The Intercept, a New York based online news site, must interview at least two minority job candidates for each open position under a clause in its first union contract with the Writers Guild of America, East.
Women, people of color, or members of the LGBTQ community must be considered for staff positions as part of an effort to open the door a little wider for underrepresented journalists.
Current staff advocated for the East-Intercept Rule, as it’s called by the WGAE. “They realized that having more diverse voices makes for better journalism,” WGAE Executive Director Lowell Peterson told Bloomberg Law.
Both Facebook and Amazon announced in May that they have adopted similar policies.
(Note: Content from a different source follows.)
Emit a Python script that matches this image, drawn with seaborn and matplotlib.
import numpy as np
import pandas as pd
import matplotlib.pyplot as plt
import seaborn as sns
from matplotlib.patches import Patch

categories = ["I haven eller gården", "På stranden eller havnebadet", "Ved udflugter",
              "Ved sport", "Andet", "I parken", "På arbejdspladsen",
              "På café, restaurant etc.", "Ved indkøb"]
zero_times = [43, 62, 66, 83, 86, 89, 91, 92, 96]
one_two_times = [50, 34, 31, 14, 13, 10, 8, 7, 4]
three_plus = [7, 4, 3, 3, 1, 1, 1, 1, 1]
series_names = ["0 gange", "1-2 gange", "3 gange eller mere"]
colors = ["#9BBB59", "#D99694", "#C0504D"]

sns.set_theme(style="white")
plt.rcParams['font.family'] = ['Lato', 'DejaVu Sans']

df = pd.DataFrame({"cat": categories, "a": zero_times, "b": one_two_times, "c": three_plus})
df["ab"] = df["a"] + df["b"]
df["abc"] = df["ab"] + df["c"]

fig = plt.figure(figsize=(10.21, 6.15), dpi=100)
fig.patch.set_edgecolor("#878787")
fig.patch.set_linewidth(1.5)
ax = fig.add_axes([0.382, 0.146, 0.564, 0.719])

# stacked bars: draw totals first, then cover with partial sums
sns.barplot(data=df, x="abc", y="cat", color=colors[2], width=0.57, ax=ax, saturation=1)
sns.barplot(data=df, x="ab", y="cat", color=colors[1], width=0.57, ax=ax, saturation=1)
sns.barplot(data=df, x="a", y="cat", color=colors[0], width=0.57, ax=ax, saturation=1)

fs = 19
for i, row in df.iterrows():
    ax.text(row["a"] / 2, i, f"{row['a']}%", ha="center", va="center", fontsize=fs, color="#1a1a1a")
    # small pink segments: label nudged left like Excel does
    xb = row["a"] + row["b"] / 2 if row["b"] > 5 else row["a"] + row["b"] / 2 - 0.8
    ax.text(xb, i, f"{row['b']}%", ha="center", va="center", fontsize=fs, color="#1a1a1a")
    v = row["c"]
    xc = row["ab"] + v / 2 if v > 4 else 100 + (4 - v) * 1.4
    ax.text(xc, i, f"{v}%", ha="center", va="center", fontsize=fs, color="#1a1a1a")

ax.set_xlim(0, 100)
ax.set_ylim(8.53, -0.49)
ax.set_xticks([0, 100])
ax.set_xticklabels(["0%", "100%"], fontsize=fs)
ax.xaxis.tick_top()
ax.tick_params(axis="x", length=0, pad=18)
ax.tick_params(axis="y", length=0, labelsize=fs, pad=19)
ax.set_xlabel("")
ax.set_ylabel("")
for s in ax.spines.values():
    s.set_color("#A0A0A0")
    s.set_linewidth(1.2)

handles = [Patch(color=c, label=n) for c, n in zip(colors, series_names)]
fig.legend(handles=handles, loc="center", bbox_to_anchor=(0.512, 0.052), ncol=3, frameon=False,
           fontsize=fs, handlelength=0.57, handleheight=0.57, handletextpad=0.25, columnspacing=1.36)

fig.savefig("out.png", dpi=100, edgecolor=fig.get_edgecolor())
Facebook is doing so company wide, and Amazon’s efforts focus on board of director openings. Quotas are not part of the equation, and that helps shield employers from discrimination allegations, employment attorneys say. Still, diversity recruitment is no cure-all for creating an inclusive workplace, they warn.
NFL Went on Offense in 2002
The Intercept labor pact rips a page from the playbook of the National Football League, which instituted what’s known as the Rooney Rule. The rule, voluntarily adopted by all NFL franchises in 2002, requires management to interview at least one minority candidate for every open head coach job. The NFL expanded the original rule, and it now covers general managers and other equivalent front-office positions. At least one woman has to be interviewed for executive positions, too.
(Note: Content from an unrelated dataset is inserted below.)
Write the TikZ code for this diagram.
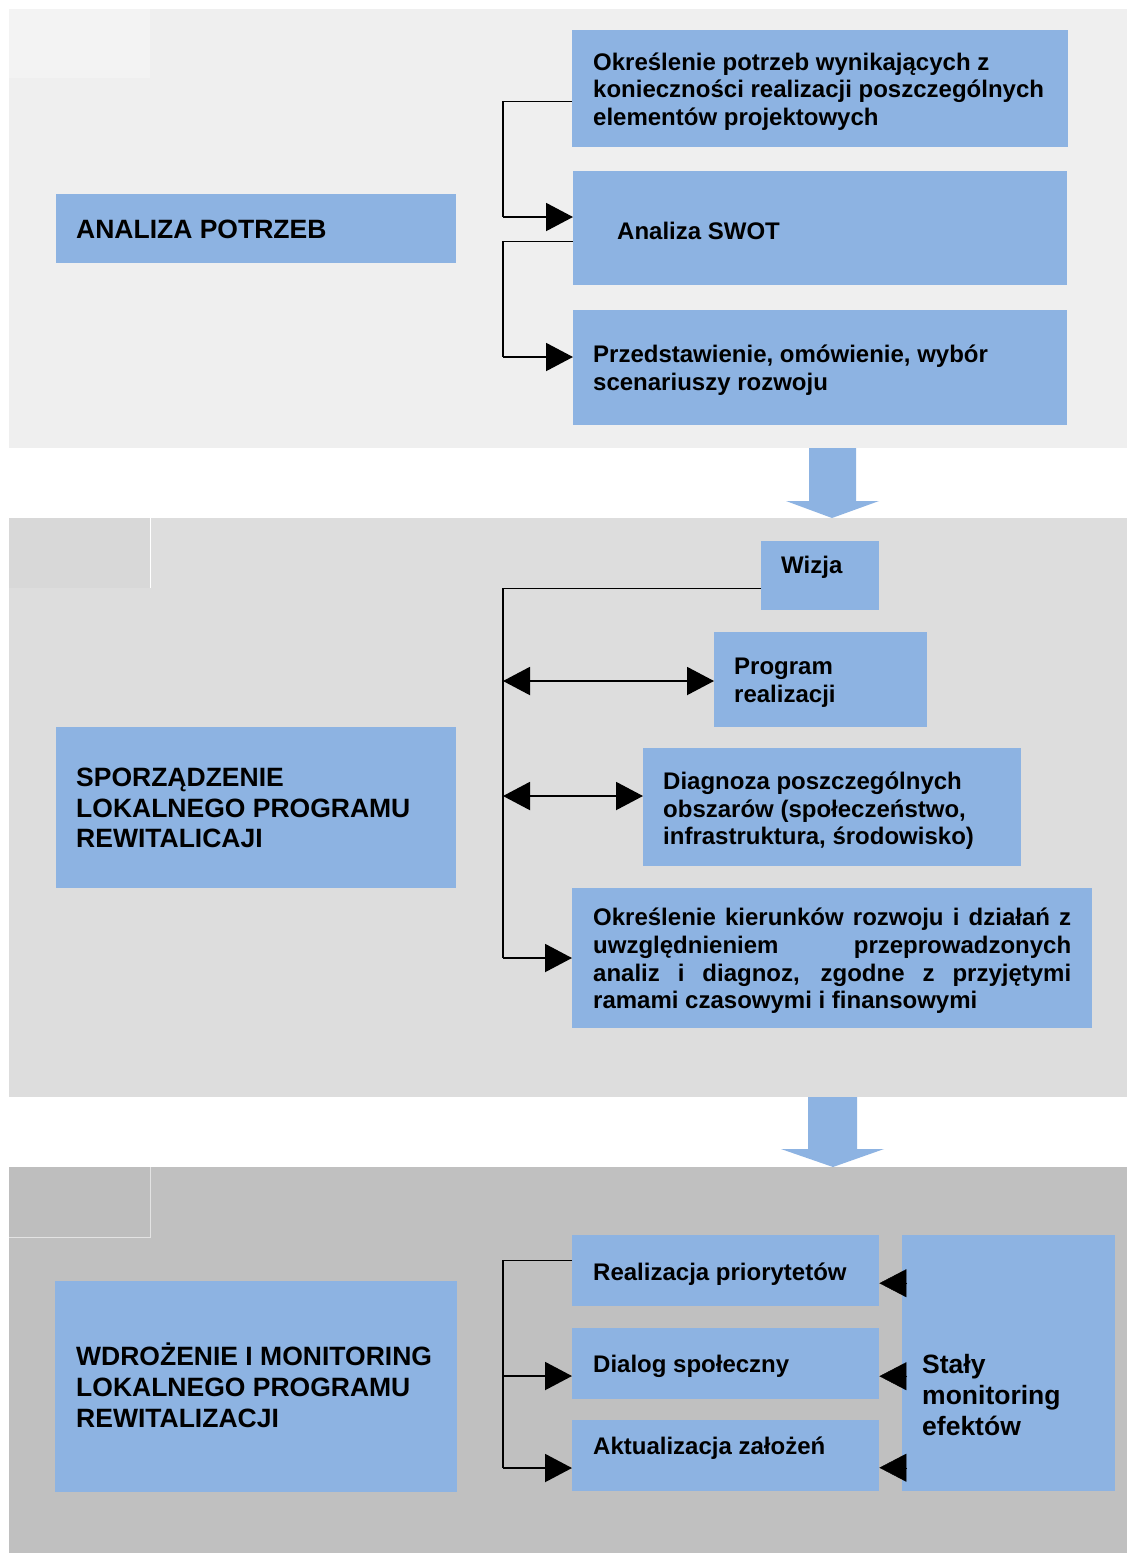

The policy does not require making any particular hires of any particular race—just the consideration a diverse group of otherwise-qualified candidates.
Is It Legal?
Neither the East-Intercept Rule nor the Rooney Rule require quotas in hiring. This helps employers avoid allegations of reverse discrimination.
The NFL rule requires a team to interview candidates who are just as qualified as others, but the Intercept program doesn’t carry that requirement. Peterson said the union and management decided not to include “just as qualified” language.
“We did discuss Title VII ramifications, but the policy only covers interview requirements, not hiring, so that allayed our concerns,” he said.
Title VII of the 1964 Civil Rights Act bans employers from discriminating on the basis of race, gender, color, religion, and national origin.
“I think that the key in reverse discrimination cases is where there is a quota or rigidity about the hiring itself, as opposed to the interviewing itself,” attorney Kalpana Kotagal told Bloomberg Law. Kotagal practices Civil Rights & Employment law with Cohen Milstein in Washington.
Discrimination claims by people who are not members of a minority group “gain strength” when the requirement extends to hiring, not just interviewing, Kotagal said. Employers can protect themselves from complaints about discrimination by not instituting quotas, but, more than interview policies, quotas are what drive change, she said.